The eigenvalues of a $3 \times 3$ matrix A are 1, 3, 7 then the eigenvalues of $\text{adj}(A)$ are

• A. \( 1, \frac{3}{4}, \frac{7}{4} \)
• B. \( \frac{1}{21}, \frac{3}{21}, \frac{7}{21} \)
• C. \( \frac{1}{21}, \frac{3}{21}, \frac{21}{7} \)
• D. \( 21, 7, 3 \)

Hint:

For an $n \times n$ matrix A with eigenvalues $\lambda_1, \lambda_2, \ldots, \lambda_n$, the eigenvalues of $\text{adj}(A)$ are $\frac{\det(A)}{\lambda_1}, \frac{\det(A)}{\lambda_2}, \ldots, \frac{\det(A)}{\lambda_n}$. This formula is derived from the property $A \cdot \text{adj}(A) = \det(A) \cdot I$, where $I$ is the identity matrix. If $\mathbf{v}$ is an eigenvector of A with eigenvalue $\lambda$, then $A\mathbf{v} = \lambda\mathbf{v}$. Multiplying by $\text{adj}(A)$ gives $\text{adj}(A) A\mathbf{v} = \text{adj}(A) \lambda\mathbf{v}$, which simplifies to $\det(A) I \mathbf{v} = \det(A) \mathbf{v} = \text{adj}(A) \lambda\mathbf{v}$. Thus, $\text{adj}(A)\mathbf{v} = \frac{\det(A)}{\lambda}\mathbf{v}$.

Answer 1

The Correct Option is D

Let the eigenvalues of a matrix A be \( \lambda_1, \lambda_2, \ldots, \lambda_n \). The product of the eigenvalues is equal to the determinant of the matrix, i.e., \( \det(A) = \lambda_1 \cdot \lambda_2 \cdot \ldots \cdot \lambda_n \). The eigenvalues of \( \text{adj}(A) \) are given by \( \frac{\det(A)}{\lambda_i} \) for each eigenvalue \( \lambda_i \) of A. Given that the eigenvalues of the \( 3 \times 3 \) matrix A are \( \lambda_1 = 1 \), \( \lambda_2 = 3 \), and \( \lambda_3 = 7 \).

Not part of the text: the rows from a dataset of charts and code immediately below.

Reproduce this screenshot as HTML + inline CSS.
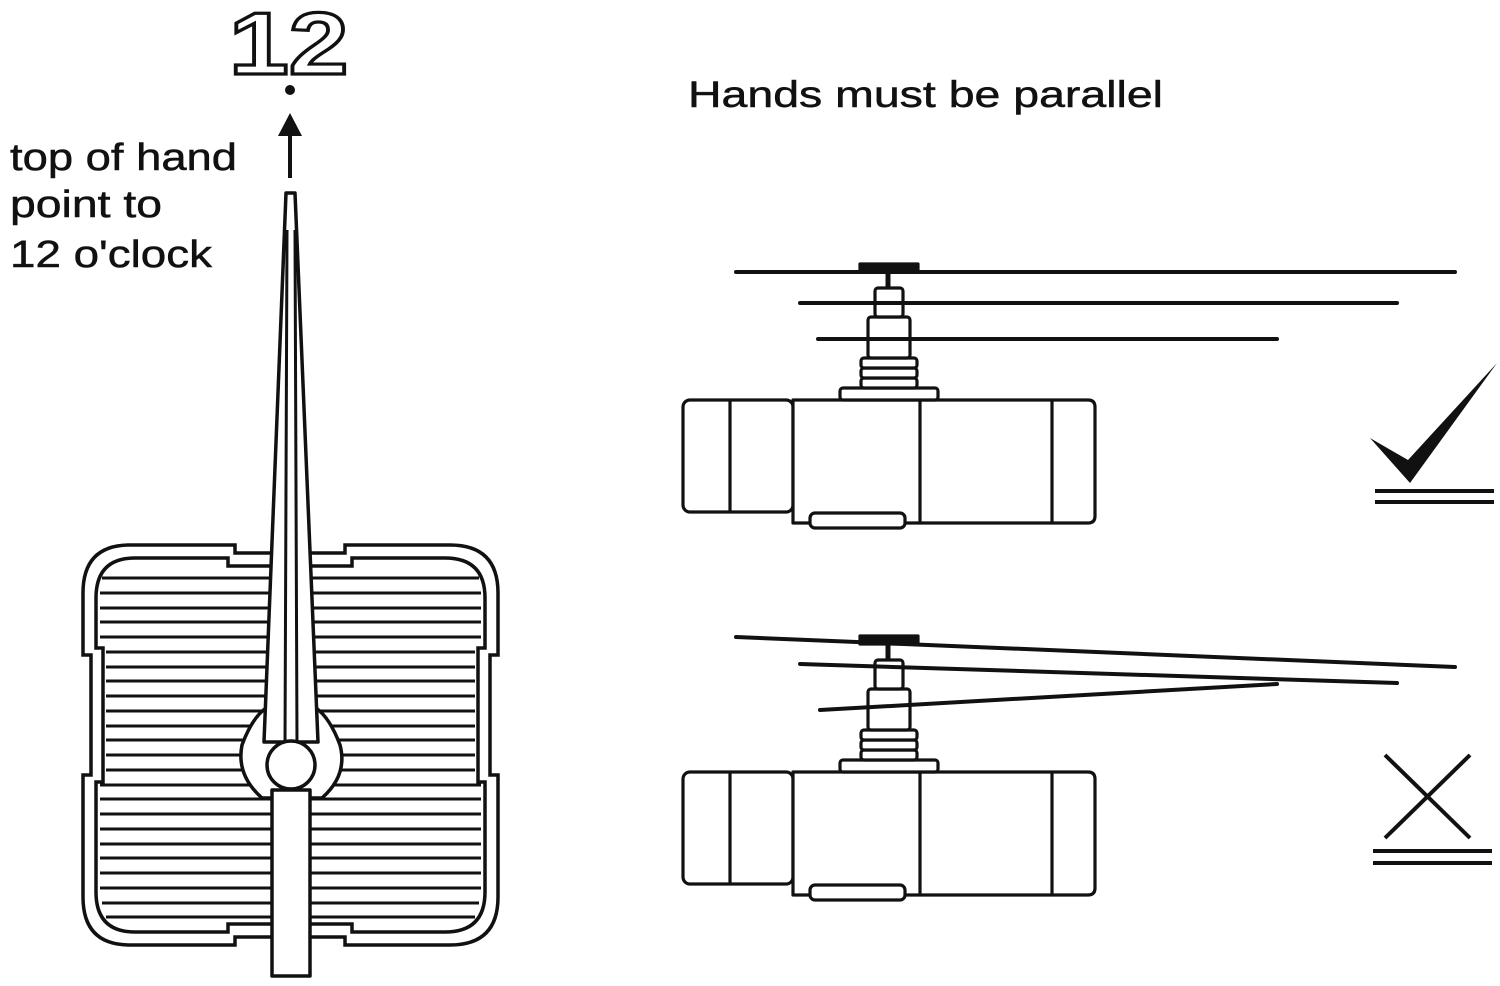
<!DOCTYPE html>
<html><head><style>
html,body{margin:0;padding:0;background:#fff;}
svg{display:block;}
text{font-family:"Liberation Sans",sans-serif;}
</style></head><body>
<svg width="1500" height="986" viewBox="0 0 1500 986" xmlns="http://www.w3.org/2000/svg">
<defs>
<g id="mv" fill="#fff" stroke="#111" stroke-width="3.2" stroke-linejoin="round">
  <rect x="683" y="400" width="110" height="112" rx="7"/>
  <path d="M793 400 H1088 Q1095 400 1095 407 V516 Q1095 523 1088 523 H793 Z"/>
  <line x1="730" y1="401" x2="730" y2="511"/>
  <line x1="920" y1="401" x2="920" y2="522"/>
  <line x1="1052" y1="401" x2="1052" y2="522"/>
  <rect x="810" y="513" width="95" height="15" rx="5"/>
  <rect x="840" y="388" width="98" height="12" rx="3"/>
  <rect x="861" y="378" width="56" height="10" rx="3"/>
  <rect x="861" y="368" width="56" height="10" rx="3"/>
  <rect x="861" y="358" width="56" height="10" rx="3"/>
  <rect x="868" y="317" width="42" height="41" rx="3"/>
  <rect x="875" y="288" width="28" height="29" rx="3"/>
  <line x1="888" y1="272" x2="888" y2="288" stroke-width="5"/>
  <rect x="860" y="264" width="58" height="8" fill="#111"/>
</g>
</defs>

<!-- 12 -->
<text transform="translate(229,74) scale(1.22,1)" x="0" y="0" font-size="88" font-weight="bold" style="fill:#fff;stroke:#111;stroke-width:3.2">12</text>
<circle cx="290" cy="90" r="5" fill="#111"/>
<line x1="290" y1="178" x2="290" y2="128" stroke="#111" stroke-width="4"/>
<polygon points="290,113 278,136 302,136" fill="#111"/>

<g style="fill:#111;stroke:#111;stroke-width:0.5">
<text x="10" y="170" font-size="38" textLength="227" lengthAdjust="spacingAndGlyphs">top of hand</text>
<text x="10" y="217" font-size="38" textLength="152" lengthAdjust="spacingAndGlyphs">point to</text>
<text x="10" y="267" font-size="38" textLength="202" lengthAdjust="spacingAndGlyphs">12 o'clock</text>
<text x="688" y="107" font-size="37" textLength="475" lengthAdjust="spacingAndGlyphs">Hands must be parallel</text>
</g>

<!-- clock body -->
<g fill="none" stroke="#111" stroke-width="3.5">
  <path d="M130 545 H235 V553 H345 V545 H450 Q498 545 498 593 V655 H490 V775 H498 V897 Q498 945 450 945 H345 V937 H235 V945 H130 Q83 945 83 897 V775 H91 V655 H83 V593 Q83 545 130 545 Z"/>
  <path d="M135 558 H228 V566 H352 V558 H445 Q485 558 485 598 V648 H478 V782 H485 V892 Q485 932 445 932 H352 V924 H228 V932 H135 Q96 932 96 892 V782 H103 V648 H96 V598 Q96 558 135 558 Z"/>
</g>
<g stroke="#111" stroke-width="3">
<line x1="102" y1="578" x2="479" y2="578"/><line x1="100" y1="593" x2="481" y2="593"/><line x1="100" y1="608" x2="481" y2="608"/><line x1="100" y1="622" x2="481" y2="622"/><line x1="100" y1="637" x2="481" y2="637"/><line x1="106" y1="652" x2="475" y2="652"/><line x1="106" y1="667" x2="475" y2="667"/><line x1="106" y1="681" x2="475" y2="681"/><line x1="106" y1="696" x2="475" y2="696"/><line x1="106" y1="711" x2="475" y2="711"/><line x1="106" y1="726" x2="475" y2="726"/><line x1="106" y1="740" x2="475" y2="740"/><line x1="106" y1="755" x2="475" y2="755"/><line x1="106" y1="770" x2="475" y2="770"/><line x1="100" y1="785" x2="481" y2="785"/><line x1="100" y1="799" x2="481" y2="799"/><line x1="100" y1="814" x2="481" y2="814"/><line x1="100" y1="829" x2="481" y2="829"/><line x1="100" y1="844" x2="481" y2="844"/><line x1="100" y1="858" x2="481" y2="858"/><line x1="100" y1="873" x2="481" y2="873"/><line x1="100" y1="888" x2="481" y2="888"/><line x1="102" y1="903" x2="479" y2="903"/><line x1="106" y1="917" x2="475" y2="917"/>
</g>
<!-- hands -->
<g fill="#fff" stroke="#111" stroke-width="3.5" stroke-linejoin="round">
  <path d="M242 745 Q236 775 262 798 L322 798 Q348 775 340 745 Q330 718 316 708 L266 708 Q252 718 242 745 Z"/>
  <rect x="272" y="790" width="38" height="186"/>
  <path d="M286 193 H295 L318 742 L264 742 Z"/>
  <line x1="287" y1="230" x2="285" y2="745" stroke-width="3"/>
  <line x1="295" y1="230" x2="297" y2="745" stroke-width="3"/>
  <circle cx="291" cy="765" r="24"/>
</g>

<!-- top movement -->
<use href="#mv"/>
<g stroke="#111" stroke-width="4" stroke-linecap="round">
  <line x1="736" y1="272" x2="1455" y2="272"/>
  <line x1="800" y1="303" x2="1397" y2="303"/>
  <line x1="818" y1="339" x2="1277" y2="339"/>
</g>
<!-- bottom movement -->
<use href="#mv" transform="translate(0,372)"/>
<g stroke="#111" stroke-width="4" stroke-linecap="round">
  <line x1="736" y1="637" x2="1455" y2="667"/>
  <line x1="800" y1="664" x2="1397" y2="683"/>
  <line x1="820" y1="710" x2="1277" y2="684"/>
</g>

<!-- check -->
<path d="M1370 438 L1410 483 L1497 363 L1408 460 Z" fill="#111"/>
<g stroke="#111" stroke-width="4">
  <line x1="1375" y1="491" x2="1494" y2="491"/>
  <line x1="1375" y1="502" x2="1494" y2="502"/>
  <line x1="1385" y1="755" x2="1470" y2="838"/>
  <line x1="1470" y1="755" x2="1385" y2="838"/>
  <line x1="1373" y1="851" x2="1492" y2="851"/>
  <line x1="1373" y1="863" x2="1492" y2="863"/>
</g>
</svg>
</body></html>
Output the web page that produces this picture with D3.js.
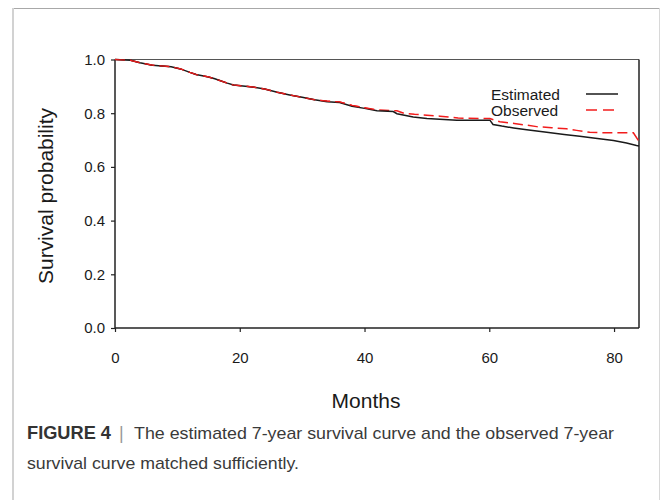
<!DOCTYPE html>
<html><head><meta charset="utf-8">
<script src="https://cdn.jsdelivr.net/npm/d3@7"></script>
<style>body{margin:0;background:#fff}svg{display:block}</style>
</head><body>
<svg id="chart" width="663" height="500"></svg>
<script>
// ---- data ----
const xTicks = [0, 20, 40, 60, 80];
const yTicks = [0.0, 0.2, 0.4, 0.6, 0.8, 1.0];
const estMonths = [0, 2.5, 4, 6, 9, 10.5, 12, 13, 15, 16, 18, 19, 22, 24, 26, 28, 30, 32, 34, 36, 38, 40, 42, 44.6, 45.2, 47.8, 50, 54.8, 60.1, 60.6, 62, 63.9, 66, 69.2, 72, 74.5, 77, 79.9, 82, 83.6, 84];
const estValues = [1.0, 0.997, 0.988, 0.979, 0.973, 0.965, 0.952, 0.944, 0.935, 0.928, 0.912, 0.905, 0.898, 0.89, 0.878, 0.868, 0.859, 0.85, 0.843, 0.84, 0.826, 0.818, 0.809, 0.806, 0.798, 0.786, 0.78, 0.774, 0.774, 0.758, 0.752, 0.745, 0.738, 0.729, 0.721, 0.714, 0.707, 0.698, 0.689, 0.68, 0.678];
const obsMonths = [0, 2.5, 4, 6, 9, 10.5, 12, 13, 15, 16, 18, 19, 22, 24, 26, 28, 30, 32, 34, 36, 38, 40, 42, 45.2, 46.3, 48, 52.1, 55, 60.1, 61.7, 64, 67.6, 70, 72.4, 74, 76.1, 78.8, 83.1, 84];
const obsValues = [1.0, 0.997, 0.988, 0.979, 0.973, 0.965, 0.952, 0.944, 0.935, 0.928, 0.912, 0.905, 0.898, 0.89, 0.878, 0.868, 0.859, 0.85, 0.845, 0.842, 0.829, 0.82, 0.812, 0.809, 0.8, 0.796, 0.789, 0.782, 0.78, 0.768, 0.762, 0.75, 0.746, 0.742, 0.736, 0.729, 0.727, 0.727, 0.695];
const legendLabels = ["Estimated", "Observed"];
const xLabel = "Months";
const yLabel = "Survival probability";
const captionBold = "FIGURE 4";
const captionLine1 = "The estimated 7-year survival curve and the observed 7-year";
const captionLine2 = "survival curve matched sufficiently.";

// ---- drawing ----
const svg = d3.select("#chart");
const font = "'Liberation Sans', Arial, sans-serif";

// outer frame
svg.append("line").attr("x1", 12).attr("x2", 660).attr("y1", 8.5).attr("y2", 8.5).attr("stroke", "#a8a8a8").attr("stroke-width", 1);
svg.append("line").attr("x1", 13).attr("x2", 13).attr("y1", 8).attr("y2", 500).attr("stroke", "#d2d2d2").attr("stroke-width", 2);
svg.append("line").attr("x1", 659.5).attr("x2", 659.5).attr("y1", 8).attr("y2", 500).attr("stroke", "#d8d8d8").attr("stroke-width", 1);

const x = d3.scaleLinear().domain([0, 84]).range([115, 639]);
const y = d3.scaleLinear().domain([0, 1]).range([328, 59.5]);

// frame of plot (top and right)
svg.append("line").attr("x1", 115).attr("x2", 639).attr("y1", 59.5).attr("y2", 59.5).attr("stroke", "#555").attr("stroke-width", 1);
svg.append("line").attr("x1", 639).attr("x2", 639).attr("y1", 59.5).attr("y2", 328).attr("stroke", "#222").attr("stroke-width", 1.5);

// axes
const xAxis = svg.append("g").attr("transform", "translate(0,328)")
  .call(d3.axisBottom(x).tickValues(xTicks).tickSize(4).tickPadding(20).tickFormat(d3.format("d")));
const yAxis = svg.append("g").attr("transform", "translate(115,0)")
  .call(d3.axisLeft(y).tickValues(yTicks).tickSize(4).tickPadding(6).tickFormat(d3.format(".1f")));
[xAxis, yAxis].forEach(g => {
  g.select(".domain").attr("stroke", "#222").attr("stroke-width", 1.5);
  g.selectAll(".tick line").attr("stroke", "#222").attr("stroke-width", 1.2);
  g.selectAll("text").attr("font-family", font).attr("font-size", 15).attr("fill", "#1a1a1a");
});
xAxis.select(".domain").attr("d", "M115,0H639");
yAxis.select(".domain").attr("d", "M0,328V59.5");

// curves
const line = d3.line().x(d => x(d[0])).y(d => y(d[1])).curve(d3.curveLinear);
const obsData = obsMonths.map((m, i) => [m, obsValues[i]]);
const estData = estMonths.map((m, i) => [m, estValues[i]]);
svg.append("path").datum(obsData).attr("d", line).attr("fill", "none")
  .attr("stroke", "#f21c1c").attr("stroke-width", 1.5).attr("stroke-dasharray", "10,5");
svg.append("path").datum(estData).attr("d", line).attr("fill", "none")
  .attr("stroke", "#1a1a1a").attr("stroke-width", 1.5);
svg.append("path").datum(obsData.filter(d => d[0] <= 42)).attr("d", line).attr("fill", "none")
  .attr("stroke", "#f21c1c").attr("stroke-width", 1.2).attr("stroke-dasharray", "10,5");

// legend
const legY = [94, 110];
const legColors = ["#1a1a1a", "#f21c1c"];
legendLabels.forEach((lab, i) => {
  svg.append("text").attr("x", 491).attr("y", legY[i] + 6).attr("font-family", font)
    .attr("font-size", 15.5).attr("fill", "#1a1a1a").text(lab);
  svg.append("line").attr("x1", 586).attr("x2", 618).attr("y1", legY[i]).attr("y2", legY[i])
    .attr("stroke", legColors[i]).attr("stroke-width", 1.5)
    .attr("stroke-dasharray", i === 1 ? "11,6" : null);
});

// axis titles
svg.append("text").attr("x", 366).attr("y", 408).attr("text-anchor", "middle")
  .attr("font-family", font).attr("font-size", 21).attr("fill", "#1a1a1a").text(xLabel);
svg.append("text").attr("transform", "translate(53,196) rotate(-90)").attr("text-anchor", "middle")
  .attr("font-family", font).attr("font-size", 20).attr("fill", "#1a1a1a")
  .attr("textLength", 176).attr("lengthAdjust", "spacingAndGlyphs").text(yLabel);

// caption
svg.append("text").attr("x", 27).attr("y", 439).attr("font-family", font).attr("font-size", 18)
  .attr("font-weight", "bold").attr("fill", "#333")
  .attr("textLength", 84).attr("lengthAdjust", "spacingAndGlyphs").text(captionBold);
svg.append("text").attr("x", 119).attr("y", 439).attr("font-family", font).attr("font-size", 18).attr("fill", "#999").text("|");
svg.append("text").attr("x", 134).attr("y", 439).attr("font-family", font).attr("font-size", 17).attr("fill", "#3a3a3a")
  .attr("textLength", 480).attr("lengthAdjust", "spacingAndGlyphs").text(captionLine1);
svg.append("text").attr("x", 27).attr("y", 469).attr("font-family", font).attr("font-size", 17).attr("fill", "#3a3a3a")
  .attr("textLength", 272).attr("lengthAdjust", "spacingAndGlyphs").text(captionLine2);
</script>
</body></html>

Step 1: Calculate the determinant of A.
\[ \det(A) = \lambda_1 \cdot \lambda_2 \cdot \lambda_3 = 1 \cdot 3 \cdot 7 = 21 \]

Step 2: Calculate the eigenvalues of \( \text{adj}(A) \)
The eigenvalues of \( \text{adj}(A) \) are \( \frac{\det(A)}{\lambda_1} \), \( \frac{\det(A)}{\lambda_2} \), and \( \frac{\det(A)}{\lambda_3} \).

For \( \lambda_1 = 1 \):
\[ \text{Eigenvalue}_1 = \frac{21}{1} = 21 \]

For \( \lambda_2 = 3 \):
\[ \text{Eigenvalue}_2 = \frac{21}{3} = 7 \]

For \( \lambda_3 = 7 \):
\[ \text{Eigenvalue}_3 = \frac{21}{7} = 3 \]

Therefore, the eigenvalues of \( \text{adj}(A) \) are 21, 7, and 3.